Wife: Did you take a shower today?
Husband: Yeah, in front of the television.
Husband: The hot water didn't work.
- Brendan Ryan led off the top of the 11th with a single against side-arming righty Joe Smith, bringing Dustin Ackley to the plate. I would like to commend Eric Wedge on not having Ackley attempt a sacrifice bunt. I don't know why he didn't call for the bunt, but he didn't call for the bunt, which was the right decision or non-decision. Ackley very nearly grounded into a double play. Maybe next time he's in this situation, he will bunt. Then I will the opposite of commend Eric Wedge.
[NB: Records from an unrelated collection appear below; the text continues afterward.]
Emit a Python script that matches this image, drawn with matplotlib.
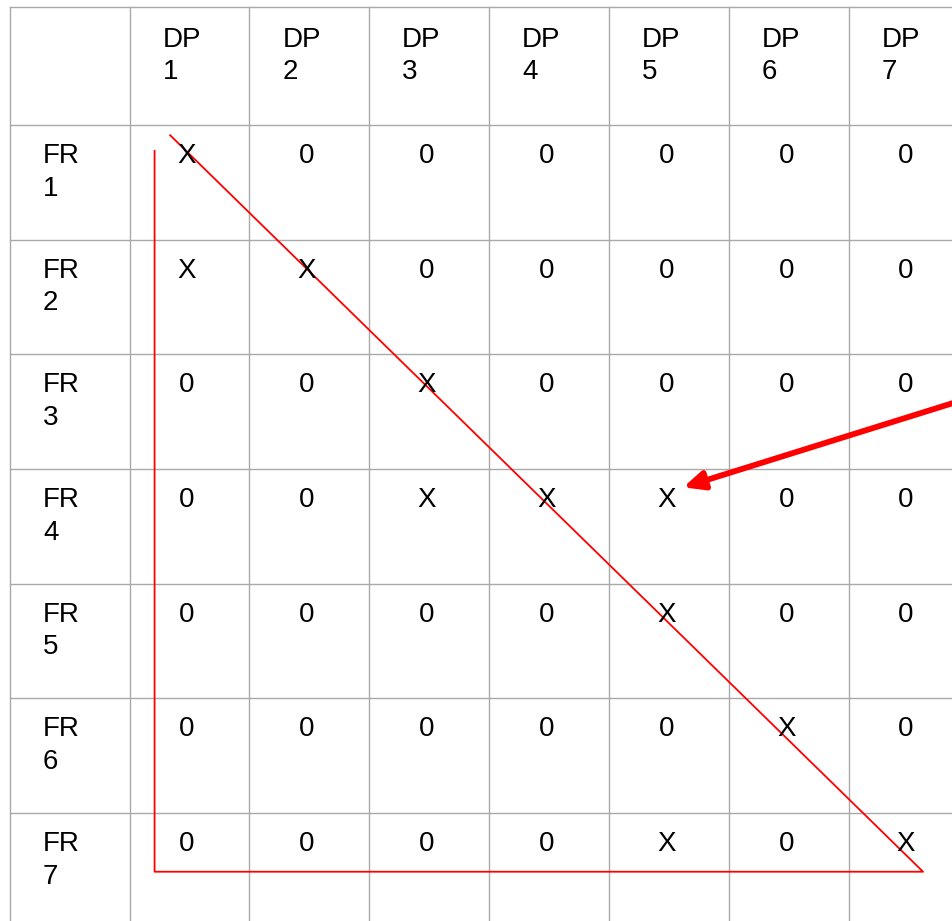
import matplotlib.pyplot as plt

# table content
dp_labels = ["DP\n1", "DP\n2", "DP\n3", "DP\n4", "DP\n5", "DP\n6", "DP\n7"]
fr_labels = ["FR\n1", "FR\n2", "FR\n3", "FR\n4", "FR\n5", "FR\n6", "FR\n7"]
cells = [
    ["X", "0", "0", "0", "0", "0", "0"],
    ["X", "X", "0", "0", "0", "0", "0"],
    ["0", "0", "X", "0", "0", "0", "0"],
    ["0", "0", "X", "X", "X", "0", "0"],
    ["0", "0", "0", "0", "X", "0", "0"],
    ["0", "0", "0", "0", "0", "X", "0"],
    ["0", "0", "0", "0", "X", "0", "X"],
]

# red triangle drawn over the matrix (in cell units)
tri_x = [0.339, 6.622, 0.209, 0.209]
tri_y = [0.087, 6.513, 6.513, 0.224]
# arrow pointing at FR4 / DP5
arrow_tip = (4.621, 3.159)
arrow_tail = (7.098, 2.35)

plt.rcParams['font.family'] = ['Liberation Sans', 'DejaVu Sans']

fig = plt.figure(figsize=(9.53, 9.21), dpi=100)
ax = fig.add_axes([0, 0, 1, 1])
ax.set_xlim(-1.081, 6.872)
ax.set_ylim(6.943, -1.093)
ax.axis('off')

grid_col = '#a9a9a9'
head_top = -1.028
n = len(dp_labels)

# grid lines
for j in range(-1, n):
    ax.plot([j, j], [head_top, 7.5], color=grid_col, lw=1.0, clip_on=False)
for i in [head_top] + list(range(n)):
    ax.plot([-1, 7.5], [i, i], color=grid_col, lw=1.0, clip_on=False)

fs = 20
ls = 1.33
for j, lab in enumerate(dp_labels):
    ax.text(j + 0.275, head_top + 0.168, lab, fontsize=fs, ha='left', va='top', linespacing=ls)
for i, lab in enumerate(fr_labels):
    ax.text(-1 + 0.278, i + 0.157, lab, fontsize=fs, ha='left', va='top', linespacing=ls)
    for j, v in enumerate(cells[i]):
        ax.text(j + 0.48, i + 0.157, v, fontsize=fs, ha='center', va='top')

ax.plot(tri_x, tri_y, color='#ff0000', lw=1.3)
ax.annotate('', xy=arrow_tip, xytext=arrow_tail,
            arrowprops=dict(arrowstyle='-|>,head_length=1.2,head_width=0.55',
                            color='#ff0000', lw=4.2, shrinkA=0, shrinkB=0))

fig.savefig('out.png', dpi=100)
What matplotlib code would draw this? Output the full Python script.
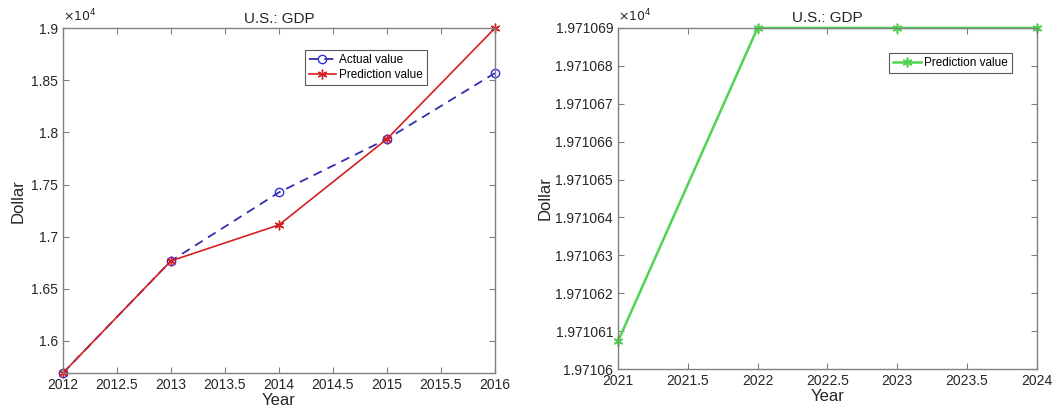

- After what had been a frustrating game, Michael Saunders checked in with a go-ahead RBI double in the 11th, batting after Ackley. In a 2-and-2 count, Smith threw a tailing fastball over the outer edge, and Saunders went with the pitch and drove it off the left-center fence. I am made unreasonably happy by watching Michael Saunders hit the ball hard the other way, so this double made me unreasonably happy. It was an excellent bit of hitting from a guy who lately hasn't had that many excellent bits of hitting. I know it was against a side-arming righty but with Michael Saunders I am very willing to take what I can get.
- They say the problem with Brandon League is that he doesn't have a good feel for his splitter. I don't know if that's actually the problem with Brandon League, but something is. I made a note to congratulate League for striking out Shin-soo Choo in the 11th with a splitter that was actually in the strike zone. League doesn't really throw his splitter in the strike zone. But after watching the rest of League's game I'm not sure he meant to do that. League had nothing, and he deserved what he got. It's hasty to declare that League has gotten worse given the small samples of data generated by relievers, but our evidence points that way at the moment. People would not be able to tolerate a mediocre Brandon League because people could already barely tolerate a pretty good Brandon League.
Look at all of these words about a horrible game! Tomorrow the Mariners play in Colorado and hopefully that will not be a horrible game. But it might be. Who wants to gamble with their Friday night? Who wants to gamble with their Friday night?